> [Dataset content]:

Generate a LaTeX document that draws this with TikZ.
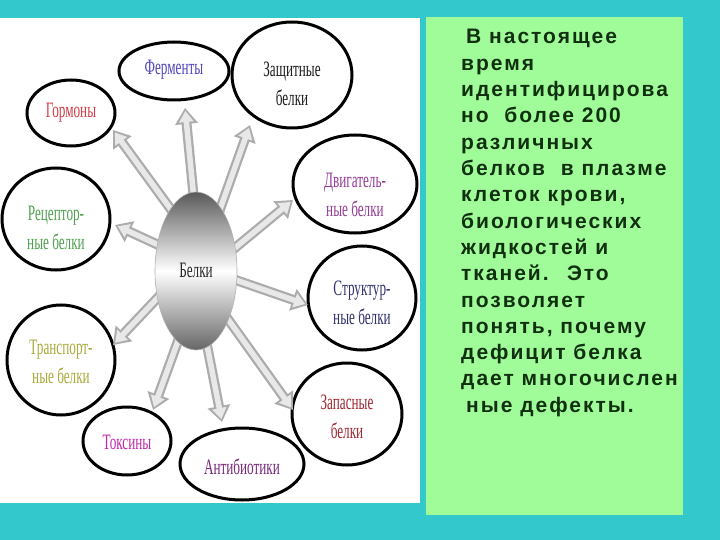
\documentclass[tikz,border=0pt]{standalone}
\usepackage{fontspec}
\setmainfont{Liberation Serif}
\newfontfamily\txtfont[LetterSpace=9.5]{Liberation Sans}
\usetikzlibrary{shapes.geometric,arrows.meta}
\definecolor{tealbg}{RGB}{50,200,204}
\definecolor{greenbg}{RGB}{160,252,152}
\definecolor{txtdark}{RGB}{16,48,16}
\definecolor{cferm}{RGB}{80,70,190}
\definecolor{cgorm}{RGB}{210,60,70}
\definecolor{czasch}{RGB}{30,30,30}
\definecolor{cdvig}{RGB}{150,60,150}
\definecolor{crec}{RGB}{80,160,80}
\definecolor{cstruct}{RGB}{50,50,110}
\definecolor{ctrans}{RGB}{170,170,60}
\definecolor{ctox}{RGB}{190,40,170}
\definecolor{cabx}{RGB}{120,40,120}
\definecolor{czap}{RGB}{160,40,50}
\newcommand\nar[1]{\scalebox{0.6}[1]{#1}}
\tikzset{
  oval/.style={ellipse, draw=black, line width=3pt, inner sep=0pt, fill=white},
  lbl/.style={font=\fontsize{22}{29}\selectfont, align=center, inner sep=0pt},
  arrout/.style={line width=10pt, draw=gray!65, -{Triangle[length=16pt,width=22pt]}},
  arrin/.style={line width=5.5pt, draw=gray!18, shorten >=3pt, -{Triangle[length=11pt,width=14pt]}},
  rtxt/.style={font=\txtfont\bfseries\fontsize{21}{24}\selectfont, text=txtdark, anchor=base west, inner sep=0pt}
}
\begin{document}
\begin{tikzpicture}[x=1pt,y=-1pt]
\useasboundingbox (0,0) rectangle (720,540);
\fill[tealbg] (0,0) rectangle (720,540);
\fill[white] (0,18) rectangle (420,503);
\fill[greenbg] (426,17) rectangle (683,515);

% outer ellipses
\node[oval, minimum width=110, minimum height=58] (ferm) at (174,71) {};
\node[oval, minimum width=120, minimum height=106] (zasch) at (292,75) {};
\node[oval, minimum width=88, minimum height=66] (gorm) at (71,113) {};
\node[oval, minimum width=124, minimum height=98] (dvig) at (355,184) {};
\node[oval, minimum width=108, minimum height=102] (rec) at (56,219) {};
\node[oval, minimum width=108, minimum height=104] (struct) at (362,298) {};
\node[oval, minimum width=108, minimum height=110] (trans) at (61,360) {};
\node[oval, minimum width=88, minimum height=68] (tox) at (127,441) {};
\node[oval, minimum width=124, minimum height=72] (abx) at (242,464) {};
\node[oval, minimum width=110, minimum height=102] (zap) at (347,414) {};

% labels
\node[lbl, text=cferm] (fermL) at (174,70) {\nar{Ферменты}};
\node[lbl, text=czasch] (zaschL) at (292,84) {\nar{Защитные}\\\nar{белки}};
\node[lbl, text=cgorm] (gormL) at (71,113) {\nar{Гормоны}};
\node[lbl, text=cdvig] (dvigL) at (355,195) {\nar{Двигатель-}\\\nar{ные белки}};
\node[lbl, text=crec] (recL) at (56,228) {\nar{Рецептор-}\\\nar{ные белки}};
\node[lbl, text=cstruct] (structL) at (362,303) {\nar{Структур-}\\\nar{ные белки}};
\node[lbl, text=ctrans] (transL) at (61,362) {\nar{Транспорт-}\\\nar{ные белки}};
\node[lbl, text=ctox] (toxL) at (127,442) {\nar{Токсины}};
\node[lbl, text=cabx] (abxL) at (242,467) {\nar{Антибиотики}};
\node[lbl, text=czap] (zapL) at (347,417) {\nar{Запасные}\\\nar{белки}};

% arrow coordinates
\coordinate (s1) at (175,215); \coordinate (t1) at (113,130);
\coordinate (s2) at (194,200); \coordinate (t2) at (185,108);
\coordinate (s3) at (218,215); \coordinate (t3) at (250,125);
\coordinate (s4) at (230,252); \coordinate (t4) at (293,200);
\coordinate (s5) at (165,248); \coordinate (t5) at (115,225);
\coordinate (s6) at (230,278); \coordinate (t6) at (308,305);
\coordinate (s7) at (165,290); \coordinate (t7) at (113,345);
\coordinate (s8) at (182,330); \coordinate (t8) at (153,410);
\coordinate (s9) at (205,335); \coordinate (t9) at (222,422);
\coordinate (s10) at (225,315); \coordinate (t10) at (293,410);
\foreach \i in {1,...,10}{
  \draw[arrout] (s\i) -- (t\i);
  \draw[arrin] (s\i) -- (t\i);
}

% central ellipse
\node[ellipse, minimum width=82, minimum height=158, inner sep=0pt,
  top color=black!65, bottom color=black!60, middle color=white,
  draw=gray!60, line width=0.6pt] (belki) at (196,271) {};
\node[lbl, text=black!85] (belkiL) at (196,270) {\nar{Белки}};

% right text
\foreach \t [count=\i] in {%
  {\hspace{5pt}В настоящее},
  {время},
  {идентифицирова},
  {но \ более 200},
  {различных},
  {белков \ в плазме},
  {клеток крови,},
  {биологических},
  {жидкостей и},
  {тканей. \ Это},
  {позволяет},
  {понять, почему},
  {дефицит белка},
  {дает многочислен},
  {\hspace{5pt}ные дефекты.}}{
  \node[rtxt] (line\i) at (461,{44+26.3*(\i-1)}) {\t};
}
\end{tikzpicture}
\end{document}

> [To be done]:
Emit the lines of the material exactly, from its first line to the line containing "width=110, minimum height=102]", inclusive; leave every picture out.

> [Exercise output]:
Generate a LaTeX document that draws this with TikZ.
\documentclass[tikz,border=0pt]{standalone}
\usepackage{fontspec}
\setmainfont{Liberation Serif}
\newfontfamily\txtfont[LetterSpace=9.5]{Liberation Sans}
\usetikzlibrary{shapes.geometric,arrows.meta}
\definecolor{tealbg}{RGB}{50,200,204}
\definecolor{greenbg}{RGB}{160,252,152}
\definecolor{txtdark}{RGB}{16,48,16}
\definecolor{cferm}{RGB}{80,70,190}
\definecolor{cgorm}{RGB}{210,60,70}
\definecolor{czasch}{RGB}{30,30,30}
\definecolor{cdvig}{RGB}{150,60,150}
\definecolor{crec}{RGB}{80,160,80}
\definecolor{cstruct}{RGB}{50,50,110}
\definecolor{ctrans}{RGB}{170,170,60}
\definecolor{ctox}{RGB}{190,40,170}
\definecolor{cabx}{RGB}{120,40,120}
\definecolor{czap}{RGB}{160,40,50}
\newcommand\nar[1]{\scalebox{0.6}[1]{#1}}
\tikzset{
  oval/.style={ellipse, draw=black, line width=3pt, inner sep=0pt, fill=white},
  lbl/.style={font=\fontsize{22}{29}\selectfont, align=center, inner sep=0pt},
  arrout/.style={line width=10pt, draw=gray!65, -{Triangle[length=16pt,width=22pt]}},
  arrin/.style={line width=5.5pt, draw=gray!18, shorten >=3pt, -{Triangle[length=11pt,width=14pt]}},
  rtxt/.style={font=\txtfont\bfseries\fontsize{21}{24}\selectfont, text=txtdark, anchor=base west, inner sep=0pt}
}
\begin{document}
\begin{tikzpicture}[x=1pt,y=-1pt]
\useasboundingbox (0,0) rectangle (720,540);
\fill[tealbg] (0,0) rectangle (720,540);
\fill[white] (0,18) rectangle (420,503);
\fill[greenbg] (426,17) rectangle (683,515);

% outer ellipses
\node[oval, minimum width=110, minimum height=58] (ferm) at (174,71) {};
\node[oval, minimum width=120, minimum height=106] (zasch) at (292,75) {};
\node[oval, minimum width=88, minimum height=66] (gorm) at (71,113) {};
\node[oval, minimum width=124, minimum height=98] (dvig) at (355,184) {};
\node[oval, minimum width=108, minimum height=102] (rec) at (56,219) {};
\node[oval, minimum width=108, minimum height=104] (struct) at (362,298) {};
\node[oval, minimum width=108, minimum height=110] (trans) at (61,360) {};
\node[oval, minimum width=88, minimum height=68] (tox) at (127,441) {};
\node[oval, minimum width=124, minimum height=72] (abx) at (242,464) {};
\node[oval, minimum width=110, minimum height=102] (zap) at (347,414) {};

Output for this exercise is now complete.